苦しい経営
出典: フリー百科事典『ウィキペディア(Wikipedia)』 (2022/06/02 02:22 UTC 版)
運行開始当初の登山電車 運行開始当初の鋼索線 1919年6月1日、小田原電気鉄道の延長線となる鉄道線(登山電車)の運行が開始された。しかし、この日からは富士屋自働車の乗合自動車の運行も開始された。登山電車と乗合自動車が同時に開業したのでは、人力車夫や駕籠かきも大きな抵抗はできず、やがて姿を消してゆくことになった。1921年7月25日からは、小田原電気鉄道でも小涌谷と箱根町を結ぶ乗合自動車の運行を開始し、富士屋自働車に対する対抗策としたが、小田原電気鉄道と富士屋自働車の乗客争奪は激しいもので、1922年12月3日には両社の社員同士による乱闘事件まで発生した。 登山電車の開業後の1921年、既に免許を得ていた下強羅から上強羅を結ぶ鋼索線(ケーブルカー)の建設に着手した。鋼索線は軌条・車両・巻上げ装置はすべてスイス製のものを使用し、同年12月1日に開業した。これは日本においては1918年に開業した生駒鋼索鉄道に続く2番目の鋼索鉄道である。 なお、1920年10月21日にはのちに東海道本線の新線となる熱海線が国府津から小田原までの区間で開業することに伴い、軌道線については小田原駅前と小田原町役場前を結ぶ区間を建設し、熱海線の開業と同日から運行を開始した。これに伴い、国府津から小田原までの軌道線については同年12月6日に廃止された。 しかし、当初の登山電車は山を登るときにだけ利用され、下りは歩いて湯本まで出る利用者も多かった。さらに、建設費を賄うための借入金の返済は経営上重荷となり、借入金の利子は当時の小田原電気鉄道の支出の4割近くを占めており、毎年赤字を計上している有様であった。
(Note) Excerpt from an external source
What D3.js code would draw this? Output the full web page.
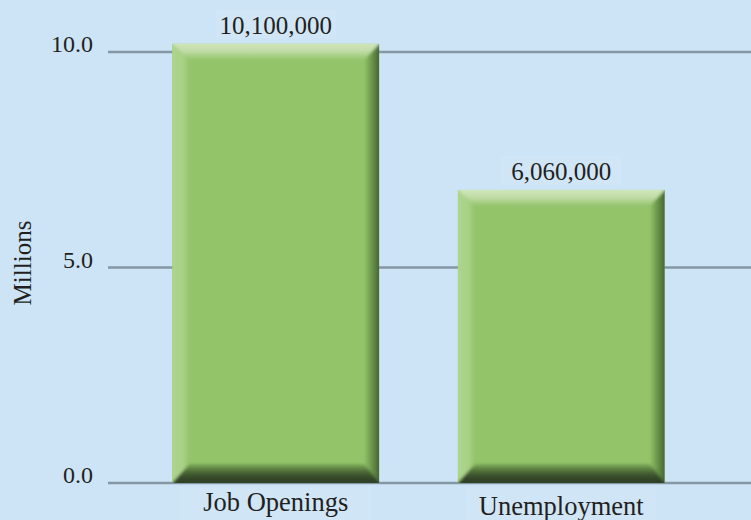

そのような状況下で経営破綻を回避できたのは、1913年から軽便鉄道補助法により支給されていた補助金があったからであるとされている。 1920年には二ノ平から分岐して元箱根に至る電気鉄道の路線、強羅から水戸野(2012年時点での箱根町宮城野)と湖尻・元箱根を経由して箱根町に至る路線、水戸野から御殿場に至る路線、湖尻から芦ノ湖の湖西を経由して箱根町に至る路線、さらに1922年には三島と箱根町を結ぶ路線の敷設を出願しているが、いずれも実現に至っていない。